* **Source code of charts**:
------------------------------------------------------------------------
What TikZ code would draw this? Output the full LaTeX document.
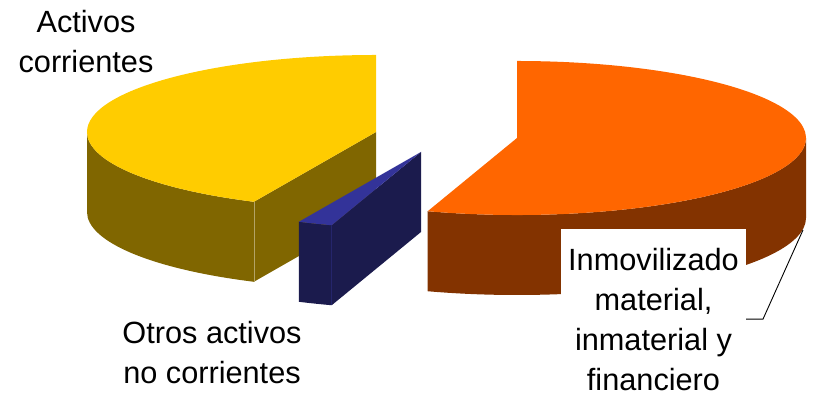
\documentclass[tikz,border=0pt]{standalone}
\usepackage{fontspec}
\setmainfont{Liberation Sans}
\usetikzlibrary{calc}
\definecolor{acttop}{HTML}{FFCC00}
\definecolor{actside}{HTML}{806600}
\definecolor{otrtop}{HTML}{333399}
\definecolor{otrside}{HTML}{1B1B4D}
\definecolor{inmtop}{HTML}{FF6600}
\definecolor{inmside}{HTML}{833300}
\newcommand{\piea}{289}
\newcommand{\pieb}{77}
\newcommand{\pieh}{80}

\begin{document}
\begin{tikzpicture}[x=1pt, y=1pt,
  lbl/.style={font=\fontsize{30.7}{40}\selectfont, align=center, inner sep=0pt},
  seam/.style={line width=0.6pt}]
\useasboundingbox (0,0) rectangle (837,395);
\coordinate (cact) at (376,263);
\coordinate (cotr) at (421,243);
\coordinate (cinm) at (517,257);

\fill[actside] ($(cact)+(180:\piea pt and \pieb pt)$) arc[start angle=180, end angle=245, x radius=\piea, y radius=\pieb] -- ++(0,-\pieh) arc[start angle=245, end angle=180, x radius=\piea, y radius=\pieb] -- cycle;
\fill[actside] (cact) -- ($(cact)+(245:\piea pt and \pieb pt)$) -- ++(0,-\pieh) -- ($(cact)+(0,-\pieh)$) -- cycle;
\fill[acttop] (cact) -- ($(cact)+(90:\piea pt and \pieb pt)$) arc[start angle=90, end angle=245, x radius=\piea, y radius=\pieb] -- cycle;
\draw[seam, actside!60!white] ($(cact)+(245:\piea pt and \pieb pt)$) -- ++(0,-\pieh);

\fill[otrside] ($(cotr)+(245:\piea pt and \pieb pt)$) arc[start angle=245, end angle=252, x radius=\piea, y radius=\pieb] -- ++(0,-\pieh) arc[start angle=252, end angle=245, x radius=\piea, y radius=\pieb] -- cycle;
\fill[otrside] (cotr) -- ($(cotr)+(252:\piea pt and \pieb pt)$) -- ++(0,-\pieh) -- ($(cotr)+(0,-\pieh)$) -- cycle;
\fill[otrtop] (cotr) -- ($(cotr)+(245:\piea pt and \pieb pt)$) arc[start angle=245, end angle=252, x radius=\piea, y radius=\pieb] -- cycle;
\draw[seam, otrside!60!otrtop] ($(cotr)+(252:\piea pt and \pieb pt)$) -- ++(0,-\pieh);

\fill[inmside] ($(cinm)+(252:\piea pt and \pieb pt)$) arc[start angle=252, end angle=360, x radius=\piea, y radius=\pieb] -- ++(0,-\pieh) arc[start angle=360, end angle=252, x radius=\piea, y radius=\pieb] -- cycle;
\fill[inmtop] (cinm) -- ($(cinm)+(252:\piea pt and \pieb pt)$) arc[start angle=252, end angle=450, x radius=\piea, y radius=\pieb] -- cycle;

\node[lbl, anchor=north] (lblact) at (86,385) {Activos\\corrientes};
\node[lbl, anchor=north] (lblotr) at (212,73.5) {Otros activos\\no corrientes};
\node[lbl, anchor=north, fill=white, inner xsep=7pt, inner ysep=18.6pt] (lblinm) at (653.5,166) {Inmovilizado\\material,\\inmaterial y\\financiero};
\coordinate (tipinm) at (803,165);
\draw[line width=0.9pt] (lblinm.east) -- ++(17,0) -- (tipinm);
\end{tikzpicture}
\end{document}
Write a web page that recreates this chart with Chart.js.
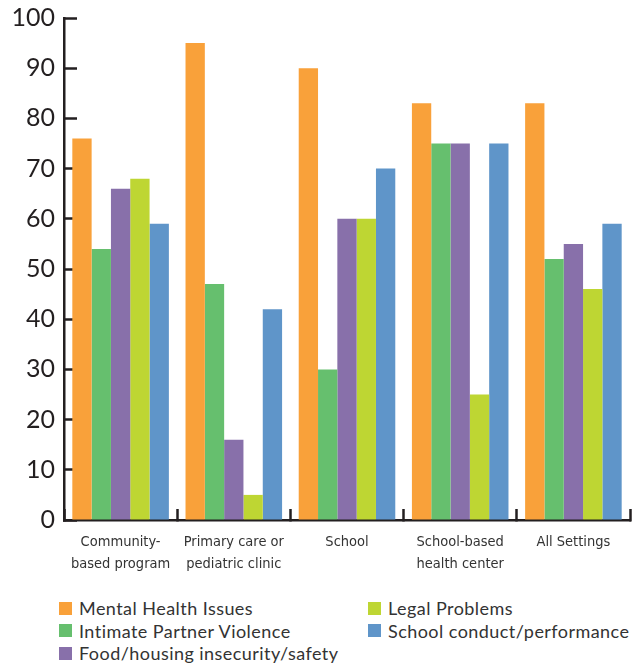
<!DOCTYPE html>
<html>
<head>
<meta charset="utf-8">
<script src="https://cdn.jsdelivr.net/npm/chart.js@4/dist/chart.umd.min.js"></script>
<style>
  html, body { margin: 0; padding: 0; background: #fff; }
  #wrap { position: relative; width: 644px; height: 667px; }
  #chart { position: absolute; left: 0; top: 0; }
  #legend {
    position: absolute; left: 59px; top: 597px;
    display: grid; grid-template-columns: 309px auto; grid-auto-flow: column;
    grid-template-rows: repeat(3, 22.5px);
    font-family: Lato, "Open Sans", sans-serif; font-size: 18px; letter-spacing: 0.45px; color: #333;
  }
  #legend .item { display: flex; align-items: center; white-space: nowrap; }
  #legend .sw { width: 13px; height: 13px; margin-right: 7px; flex: none; }
</style>
</head>
<body>
<div id="wrap">
  <canvas id="chart" width="644" height="590"></canvas>
  <div id="legend"></div>
</div>
<script>
// Categories and series
const categories = [
  ['Community-', 'based program'],
  ['Primary care or', 'pediatric clinic'],
  'School',
  ['School-based', 'health center'],
  'All Settings'
];
const seriesNames = [
  'Mental Health Issues',
  'Intimate Partner Violence',
  'Food/housing insecurity/safety',
  'Legal Problems',
  'School conduct/performance'
];
const mentalHealth = [76, 95, 90, 83, 83];
const partnerViolence = [54, 47, 30, 75, 52];
const foodHousing = [66, 16, 60, 75, 55];
const legalProblems = [68, 5, 60, 25, 46];
const schoolConduct = [59, 42, 70, 75, 59];
const seriesColors = ['#F9A13A', '#66BF6E', '#8870AA', '#BED633', '#5F95C9'];
const yTicks = [0, 10, 20, 30, 40, 50, 60, 70, 80, 90, 100];

const seriesValues = [mentalHealth, partnerViolence, foodHousing, legalProblems, schoolConduct];
const axisColor = '#231F20';

function initializeChart() {
  const ctx = document.getElementById('chart');

  const chart = new Chart(ctx, {
    type: 'bar',
    data: {
      labels: categories,
      datasets: seriesNames.map((name, i) => ({
        label: name,
        data: seriesValues[i],
        backgroundColor: seriesColors[i],
        borderWidth: 0,
        categoryPercentage: 0.853,
        barPercentage: 1
      }))
    },
    options: {
      responsive: false,
      animation: false,
      layout: { padding: { top: 0, right: 14, bottom: 0, left: 0 } },
      plugins: {
        legend: { display: false },
        tooltip: { enabled: false }
      },
      scales: {
        y: {
          min: 0,
          max: 100,
          afterBuildTicks: (scale) => { scale.ticks = yTicks.map(v => ({ value: v })); },
          afterFit: (scale) => {
            scale.width = 64;
            scale.paddingTop = 18;
            scale.paddingBottom = 0;
          },
          border: { color: axisColor, width: 2.5 },
          grid: { drawOnChartArea: false, tickLength: -13, tickWidth: 2.5, tickColor: axisColor },
          ticks: {
            padding: 22,
            color: axisColor,
            font: { family: 'Lato, "Open Sans", sans-serif', size: 25 }
          }
        },
        x: {
          afterFit: (scale) => { scale.height = 70; },
          border: { color: axisColor, width: 2.5 },
          grid: { drawOnChartArea: false, offset: true, tickLength: -11, tickWidth: 2.5, tickColor: axisColor },
          ticks: {
            padding: 22,
            color: '#333',
            maxRotation: 0,
            autoSkip: false,
            font: { family: '"DejaVu Sans Condensed", sans-serif', size: 14.5, lineHeight: 1.55 }
          }
        }
      }
    }
  });

  // HTML legend in two columns, built from the chart's datasets
  const legend = document.getElementById('legend');
  chart.data.datasets.forEach(ds => {
    const item = document.createElement('div');
    item.className = 'item';
    item.innerHTML = `<span class="sw" style="background:${ds.backgroundColor}"></span>${ds.label}`;
    legend.appendChild(item);
  });
}

initializeChart();
</script>
</body>
</html>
------------------------------------------------------------------------
* **Exercise description**: Return the records exactly. Don't carry the pictures over.

* **Written answer**:
What TikZ code would draw this? Output the full LaTeX document.
\documentclass[tikz,border=0pt]{standalone}
\usepackage{fontspec}
\setmainfont{Liberation Sans}
\usetikzlibrary{calc}
\definecolor{acttop}{HTML}{FFCC00}
\definecolor{actside}{HTML}{806600}
\definecolor{otrtop}{HTML}{333399}
\definecolor{otrside}{HTML}{1B1B4D}
\definecolor{inmtop}{HTML}{FF6600}
\definecolor{inmside}{HTML}{833300}
\newcommand{\piea}{289}
\newcommand{\pieb}{77}
\newcommand{\pieh}{80}

\begin{document}
\begin{tikzpicture}[x=1pt, y=1pt,
  lbl/.style={font=\fontsize{30.7}{40}\selectfont, align=center, inner sep=0pt},
  seam/.style={line width=0.6pt}]
\useasboundingbox (0,0) rectangle (837,395);
\coordinate (cact) at (376,263);
\coordinate (cotr) at (421,243);
\coordinate (cinm) at (517,257);

\fill[actside] ($(cact)+(180:\piea pt and \pieb pt)$) arc[start angle=180, end angle=245, x radius=\piea, y radius=\pieb] -- ++(0,-\pieh) arc[start angle=245, end angle=180, x radius=\piea, y radius=\pieb] -- cycle;
\fill[actside] (cact) -- ($(cact)+(245:\piea pt and \pieb pt)$) -- ++(0,-\pieh) -- ($(cact)+(0,-\pieh)$) -- cycle;
\fill[acttop] (cact) -- ($(cact)+(90:\piea pt and \pieb pt)$) arc[start angle=90, end angle=245, x radius=\piea, y radius=\pieb] -- cycle;
\draw[seam, actside!60!white] ($(cact)+(245:\piea pt and \pieb pt)$) -- ++(0,-\pieh);

\fill[otrside] ($(cotr)+(245:\piea pt and \pieb pt)$) arc[start angle=245, end angle=252, x radius=\piea, y radius=\pieb] -- ++(0,-\pieh) arc[start angle=252, end angle=245, x radius=\piea, y radius=\pieb] -- cycle;
\fill[otrside] (cotr) -- ($(cotr)+(252:\piea pt and \pieb pt)$) -- ++(0,-\pieh) -- ($(cotr)+(0,-\pieh)$) -- cycle;
\fill[otrtop] (cotr) -- ($(cotr)+(245:\piea pt and \pieb pt)$) arc[start angle=245, end angle=252, x radius=\piea, y radius=\pieb] -- cycle;
\draw[seam, otrside!60!otrtop] ($(cotr)+(252:\piea pt and \pieb pt)$) -- ++(0,-\pieh);

\fill[inmside] ($(cinm)+(252:\piea pt and \pieb pt)$) arc[start angle=252, end angle=360, x radius=\piea, y radius=\pieb] -- ++(0,-\pieh) arc[start angle=360, end angle=252, x radius=\piea, y radius=\pieb] -- cycle;
\fill[inmtop] (cinm) -- ($(cinm)+(252:\piea pt and \pieb pt)$) arc[start angle=252, end angle=450, x radius=\piea, y radius=\pieb] -- cycle;

\node[lbl, anchor=north] (lblact) at (86,385) {Activos\\corrientes};
\node[lbl, anchor=north] (lblotr) at (212,73.5) {Otros activos\\no corrientes};
\node[lbl, anchor=north, fill=white, inner xsep=7pt, inner ysep=18.6pt] (lblinm) at (653.5,166) {Inmovilizado\\material,\\inmaterial y\\financiero};
\coordinate (tipinm) at (803,165);
\draw[line width=0.9pt] (lblinm.east) -- ++(17,0) -- (tipinm);
\end{tikzpicture}
\end{document}
Write a web page that recreates this chart with Chart.js.
<!DOCTYPE html>
<html>
<head>
<meta charset="utf-8">
<script src="https://cdn.jsdelivr.net/npm/chart.js@4/dist/chart.umd.min.js"></script>
<style>
  html, body { margin: 0; padding: 0; background: #fff; }
  #wrap { position: relative; width: 644px; height: 667px; }
  #chart { position: absolute; left: 0; top: 0; }
  #legend {
    position: absolute; left: 59px; top: 597px;
    display: grid; grid-template-columns: 309px auto; grid-auto-flow: column;
    grid-template-rows: repeat(3, 22.5px);
    font-family: Lato, "Open Sans", sans-serif; font-size: 18px; letter-spacing: 0.45px; color: #333;
  }
  #legend .item { display: flex; align-items: center; white-space: nowrap; }
  #legend .sw { width: 13px; height: 13px; margin-right: 7px; flex: none; }
</style>
</head>
<body>
<div id="wrap">
  <canvas id="chart" width="644" height="590"></canvas>
  <div id="legend"></div>
</div>
<script>
// Categories and series
const categories = [
  ['Community-', 'based program'],
  ['Primary care or', 'pediatric clinic'],
  'School',
  ['School-based', 'health center'],
  'All Settings'
];
const seriesNames = [
  'Mental Health Issues',
  'Intimate Partner Violence',
  'Food/housing insecurity/safety',
  'Legal Problems',
  'School conduct/performance'
];
const mentalHealth = [76, 95, 90, 83, 83];
const partnerViolence = [54, 47, 30, 75, 52];
const foodHousing = [66, 16, 60, 75, 55];
const legalProblems = [68, 5, 60, 25, 46];
const schoolConduct = [59, 42, 70, 75, 59];
const seriesColors = ['#F9A13A', '#66BF6E', '#8870AA', '#BED633', '#5F95C9'];
const yTicks = [0, 10, 20, 30, 40, 50, 60, 70, 80, 90, 100];

const seriesValues = [mentalHealth, partnerViolence, foodHousing, legalProblems, schoolConduct];
const axisColor = '#231F20';

function initializeChart() {
  const ctx = document.getElementById('chart');

  const chart = new Chart(ctx, {
    type: 'bar',
    data: {
      labels: categories,
      datasets: seriesNames.map((name, i) => ({
        label: name,
        data: seriesValues[i],
        backgroundColor: seriesColors[i],
        borderWidth: 0,
        categoryPercentage: 0.853,
        barPercentage: 1
      }))
    },
    options: {
      responsive: false,
      animation: false,
      layout: { padding: { top: 0, right: 14, bottom: 0, left: 0 } },
      plugins: {
        legend: { display: false },
        tooltip: { enabled: false }
      },
      scales: {
        y: {
          min: 0,
          max: 100,
          afterBuildTicks: (scale) => { scale.ticks = yTicks.map(v => ({ value: v })); },
          afterFit: (scale) => {
            scale.width = 64;
            scale.paddingTop = 18;
            scale.paddingBottom = 0;
          },
          border: { color: axisColor, width: 2.5 },
          grid: { drawOnChartArea: false, tickLength: -13, tickWidth: 2.5, tickColor: axisColor },
          ticks: {
            padding: 22,
            color: axisColor,
            font: { family: 'Lato, "Open Sans", sans-serif', size: 25 }
          }
        },
        x: {
          afterFit: (scale) => { scale.height = 70; },
          border: { color: axisColor, width: 2.5 },
          grid: { drawOnChartArea: false, offset: true, tickLength: -11, tickWidth: 2.5, tickColor: axisColor },
          ticks: {
            padding: 22,
            color: '#333',
            maxRotation: 0,
            autoSkip: false,
            font: { family: '"DejaVu Sans Condensed", sans-serif', size: 14.5, lineHeight: 1.55 }
          }
        }
      }
    }
  });

  // HTML legend in two columns, built from the chart's datasets
  const legend = document.getElementById('legend');
  chart.data.datasets.forEach(ds => {
    const item = document.createElement('div');
    item.className = 'item';
    item.innerHTML = `<span class="sw" style="background:${ds.backgroundColor}"></span>${ds.label}`;
    legend.appendChild(item);
  });
}

initializeChart();
</script>
</body>
</html>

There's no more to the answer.